In other words, it focuses more on how prices of products or services will achieve the most profitable market share. Another term for this is competition-oriented pricing or competitive pricing.
A Little More on What is Competition-Driven Pricing
Competition driven prices are focused on the market. The pricing of a product is determined by the pricing of other products or services in the market. So, when the seller wants to set price for its goods, it will consider that of its competitors in the market. Note that prices between rivals may not be similar. It is because there is a possibility of a competitor lowering the price of its goods or services.
Competition-Driven Pricing Considerations
There is a need for businesses to conduct in-depth research before engaging in any competitive pricing approach. For a business to comfortably determine whether the strategy of competitive pricing is right, it has to answer the following questions:
- What its position in the market is
- Who its target market is
- What its position in the market is compared to its rivals
Another essential consideration for a business is the cost of product versus profitability. It is important for a business to determine how it can attain a bigger market share with minimal losses. It means that the focus should be not only on obtaining a good market share but also on achieving the highest profit margins.
Competitive Pricing Options
Generally, the product prices of your competitors are what you use as a benchmark for setting your own products’ prices. After a deep analysis of your competing services and products, you can take one of the following pricing options:
Price Below Competition
Customers love when they are able to get services or products at a low price. It is, therefore, a good strategy for a business to price its products below that of the market. It attracts a significant number of customers, hence increasing sales. However, ensure that you don’t compromise your profit margin when you decide to reduce your prices.

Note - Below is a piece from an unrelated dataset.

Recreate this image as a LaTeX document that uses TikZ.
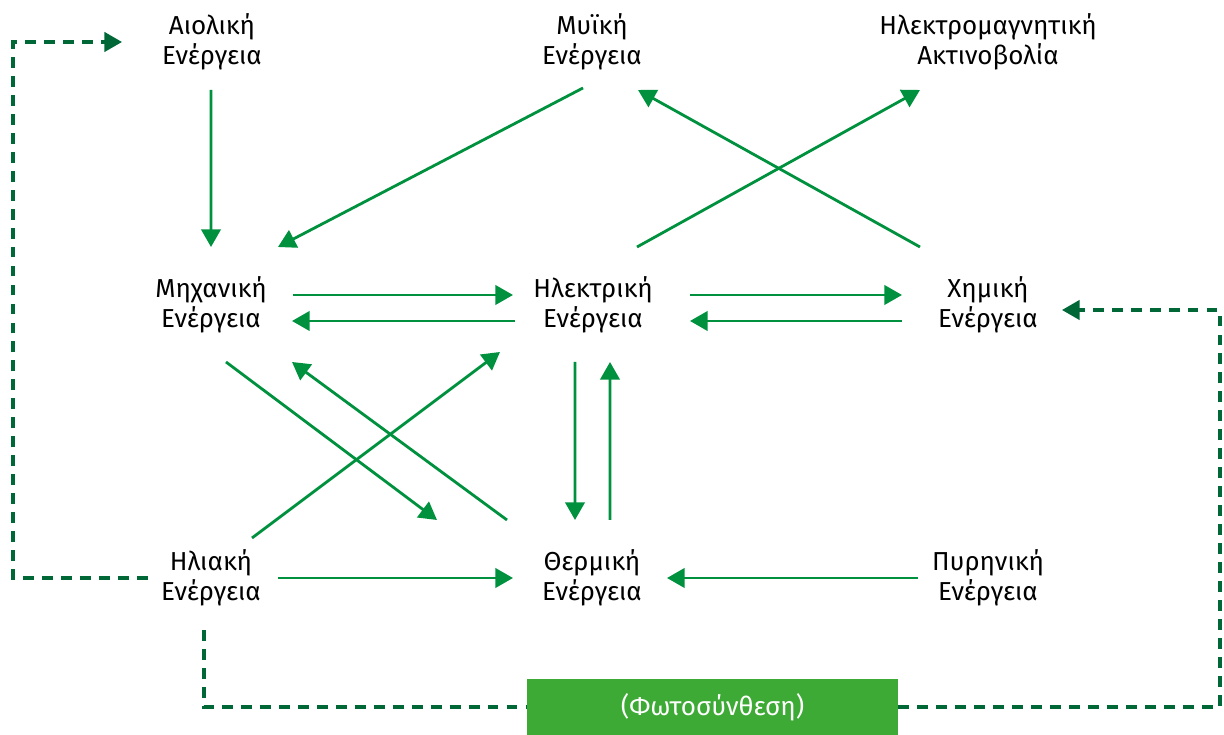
\documentclass[tikz,border=0pt]{standalone}
\usepackage{fontspec}
\setmainfont{Fira Sans}
\usetikzlibrary{arrows.meta}
\definecolor{flowgreen}{RGB}{0,145,62}
\definecolor{darkgreen}{RGB}{0,104,55}
\definecolor{boxgreen}{RGB}{61,170,53}

\begin{document}
\begin{tikzpicture}[every node/.style={font=\fontsize{14.8}{17}\selectfont}]
  \tikzset{
    energy/.style={align=center, inner sep=0pt},
    flow/.style={draw=flowgreen, line width=1.6pt, -{Triangle[length=10pt,width=11pt]}},
    dflow/.style={draw=darkgreen, line width=1.8pt, dash pattern=on 6.2pt off 4.6pt, -{Triangle[length=10pt,width=11pt]}}
  }
  \useasboundingbox (0,0) rectangle (24.48,14.7);

  % Top row
  \node[energy] (wind) at (4.24, 13.86) {Αιολική\\Ενέργεια};
  \node[energy] (musc) at (11.84, 13.86) {Μυϊκή\\Ενέργεια};
  \node[energy] (emr)  at (19.76, 13.86) {Ηλεκτρομαγνητική\\Ακτινοβολία};

  % Middle row
  \node[energy] (mech) at (4.22, 8.6) {Μηχανική\\Ενέργεια};
  \node[energy] (elec) at (11.86, 8.6) {Ηλεκτρική\\Ενέργεια};
  \node[energy] (chem) at (19.76, 8.6) {Χημική\\Ενέργεια};

  % Bottom row
  \node[energy] (sun)  at (4.22, 3.14) {Ηλιακή\\Ενέργεια};
  \node[energy] (heat) at (11.84, 3.14) {Θερμική\\Ενέργεια};
  \node[energy] (nucl) at (19.76, 3.14) {Πυρηνική\\Ενέργεια};

  \node[fill=boxgreen, text=white, minimum width=7.42cm, minimum height=1.12cm, inner sep=0pt]
    (photo) at (14.25, 0.56) {(Φωτοσύνθεση)};

  % Connections to the top row
  \draw[flow] ([shift={(-0.02,-0.96)}]wind.center) -- ([shift={(0,1.16)}]mech.center);
  \draw[flow] ([shift={(-0.18,-0.92)}]musc.center) -- ([shift={(1.34,1.16)}]mech.center);
  \draw[flow] ([shift={(-1.36,1.16)}]chem.center) -- ([shift={(0.92,-0.96)}]musc.center);
  \draw[flow] ([shift={(0.88,1.16)}]elec.center) -- ([shift={(-1.36,-0.96)}]emr.center);

  % Middle row, both ways
  \draw[flow] ([shift={(1.64,0.2)}]mech.center) -- ([shift={(-1.6,0.2)}]elec.center);
  \draw[flow] ([shift={(-1.56,-0.32)}]elec.center) -- ([shift={(1.62,-0.32)}]mech.center);
  \draw[flow] ([shift={(1.94,0.2)}]elec.center) -- ([shift={(-1.72,0.2)}]chem.center);
  \draw[flow] ([shift={(-1.72,-0.32)}]chem.center) -- ([shift={(1.94,-0.32)}]elec.center);

  % Between middle and bottom row
  \draw[flow] ([shift={(0.3,-1.14)}]mech.center) -- ([shift={(-3.1,1.16)}]heat.center);
  \draw[flow] ([shift={(-1.7,1.16)}]heat.center) -- ([shift={(1.62,-1.14)}]mech.center);
  \draw[flow] ([shift={(0.82,0.8)}]sun.center) -- ([shift={(-1.86,-0.94)}]elec.center);
  \draw[flow] ([shift={(-0.36,-1.14)}]elec.center) -- ([shift={(-0.34,1.16)}]heat.center);
  \draw[flow] ([shift={(0.36,1.16)}]heat.center) -- ([shift={(0.34,-1.14)}]elec.center);

  % Bottom row
  \draw[flow] ([shift={(1.34,0)}]sun.center) -- ([shift={(-1.58,0)}]heat.center);
  \draw[flow] ([shift={(-1.4,0)}]nucl.center) -- ([shift={(1.5,0)}]heat.center);

  % Dashed loops
  \coordinate (lc) at (0.26, 3.14);
  \coordinate (rc) at (24.4, 0.56);
  \draw[dflow] ([shift={(-1.26,0)}]sun.center) -- (lc) |- ([shift={(-1.8,0)}]wind.center);
  \draw[dflow, -] ([shift={(-0.14,-1.04)}]sun.center) |- (photo.west);
  \draw[dflow] (photo.east) -- (rc) |- ([shift={(1.48,-0.1)}]chem.center);
\end{tikzpicture}
\end{document}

Price above the Competition
It is also knowns as premium pricing. If you have a feeling that your products are of quality, compared to that of your rivals, then this pricing strategy may work well for you. Note that there must be a reason behind your premium pricing. You must-have products that stand out from that of your competitors. A good example that can justify your higher price is when you improve your product or add a new feature to it.
It is important that customers be able to identify the premium quality of the product to develop the willingness to spend extra dollars on the product. This strategy works well for those businesses with strong brands and an established reputation for their products.
Pricing at the Same Level
It is also known as price matching. It is where a business decides to offer pricing that matches that of its competitors. Note that the product features may be similar, but the focus shifts on added value.
Since there is a lack of price difference, you need to put into consideration other benefits that will make a customer choose your product over that of your competitors. If you don’t have anything to set your product apart from the rest, then the chances are high that you will lose your business.